Various Artists

Shine! Issue No. 1

by Susan M. E. Glen


Radio Killed the Radio Star

You know how you hear a new song on the radio, and you just love it cuz it’s fresh and new and catchy and you just can’t imagine ever being tired of it? And then, you know how, like, three months later, you hate that fucking song so much you wanna crash your car into a sign post when it comes on the radio, cuz you have heard it so many times you can almost see the exact expression on Carson Daily’s face when TRL is forced to retire the video from the countdown? Kinda like, you know, No Doubt’s “Just a Girl,” or Korn’s “Freak on a Leash,” or anything that Limp Bizkit has ever recorded? Commercial radio has a nasty way of taking great songs and turning them into the bane of any music listener’s existence, and “alternative” radio is no less guilty than the Celine Dion-sportin’ stations we all love to hate. For some reason, the think tank at Universal Music thought it would be a great idea to get together a bunch of these over-played songs and collect them on one disc, designed to either provide a soundtrack to the diet-alternative music of the last year or so, or to simply drive you right into a straight jacket. It’s enough to make you wonder just what the difference really is.

It’s not like there aren’t some great tracks on Shine!. I mean, any collection that can boast Moby’s “Bodyrock,” Monster Magnet’s “Space Lord,” and Garbage’s “Special” can’t be all bad. And there’s nothing wrong with Blur per se, but it’s hard to hear “Song 2,” the track responsible for the much-deserved proliferation of “Wooo Hooo” into the collective, transatlantic vocabulary of young music fans everywhere, without wanting to rip out your hair. And while Jimmie’s Chicken Shack may have seemed really interesting and unique and cool the first, say, 30 times MTV played “Do Right” in the first week of its release, it now sounds tired and trite, and there are other bands out there doing what they do, and doing it better. And we don’t even need to discuss Freestylers’ “Here We Go”—let’s just not go there.

cover art

Various Artists

Shine!
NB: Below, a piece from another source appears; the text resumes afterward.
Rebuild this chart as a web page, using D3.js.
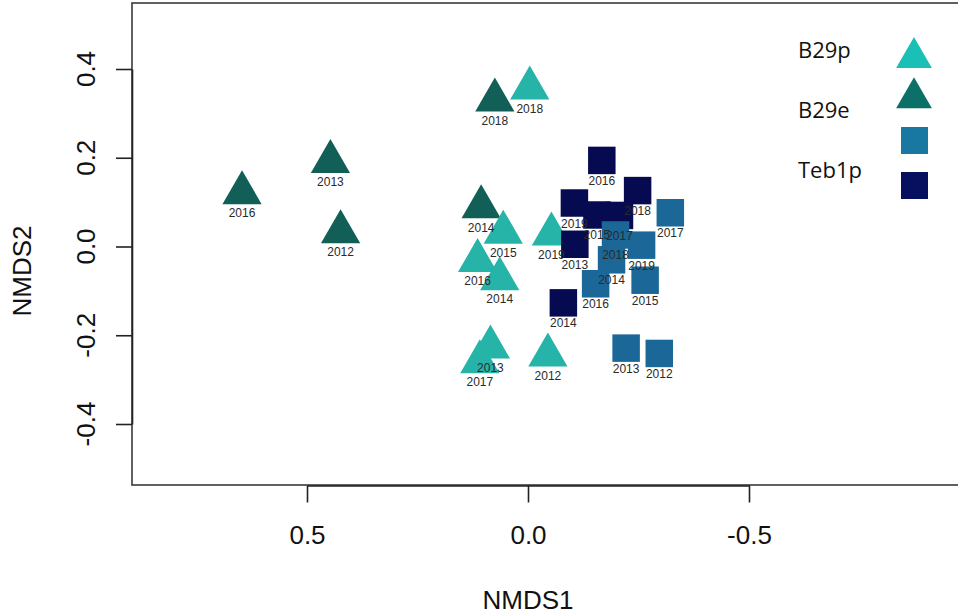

Issue No. 1


Then there’s the list of wanna-be bands included here. One wonders what’s so “alternative” about Primer 55, for example, who clearly have They Might Be Giants-envy (and really, who can blame them), and Supergrass, who really are the Rolling Stones; the only thing missing is Mick Jagger’s rubber band body and a perpetually comatose Charlie Watts on drums. Leona Naess, one of the few artists on the collection who hasn’t been played into radio purgatory, is an amped-up version of The Primitives, Pound sounds like some accidental, bizarre lovechild of The Red Hot Chili Peppers and Hootie and the Blowfish, and Tracy Bonham’s pathologically-heterosexual anthem, “Behind Every Good Woman,” doesn’t even do a very good job trying to imitate the tracks on her own stellar first album, The Burdens of Being Upright; her new stuff is way too polished and clean, and just not nearly as clever as her debut material.

But the problems with this album are less about the individual songs themselves and more about the collection as a whole. Taken singly, there are certainly tracks here that deserve some attention: Underworld’s “Bruce Lee” is intoxicating and addictive, and “Ready to Go” is enough to make you wanna start a petition to Republica to get back together and release a new album. But do any of us really need to hear Sublime’s “Santaria” one more time on one more collection? And do any of us really need a sampling of some of the most annoyingly-overplayed songs of the last year? I can’t listen to Shine! without my brain running back, without my permission, to Ani DiFranco’s lament, “I keep hearing that same damn song everywhere I go!”

This album might be more successful if it was allowed to age a bit (after all, I can almost listen to “Just a Girl” again, after several years of deserved bed-rest) and if it didn’t presume to be “alternative”; when we have all heard most of these songs enough to have their lyrics and guitar riffs engraved on our collective brain, one has to ask, Alternative to what? Shine! is useful for people who don’t really listen to music; if you have the radio on as background noise but don’t really pay attention to what’s on, you’ll love it. And if, when somebody asks you what kind of music you listen to, you reply, “Oh, you know, I like everything—whatever’s on the radio,” then Shine! will be your saving grace. Otherwise, don’t bother. There’s nothing here you haven’t heard before…many, many times.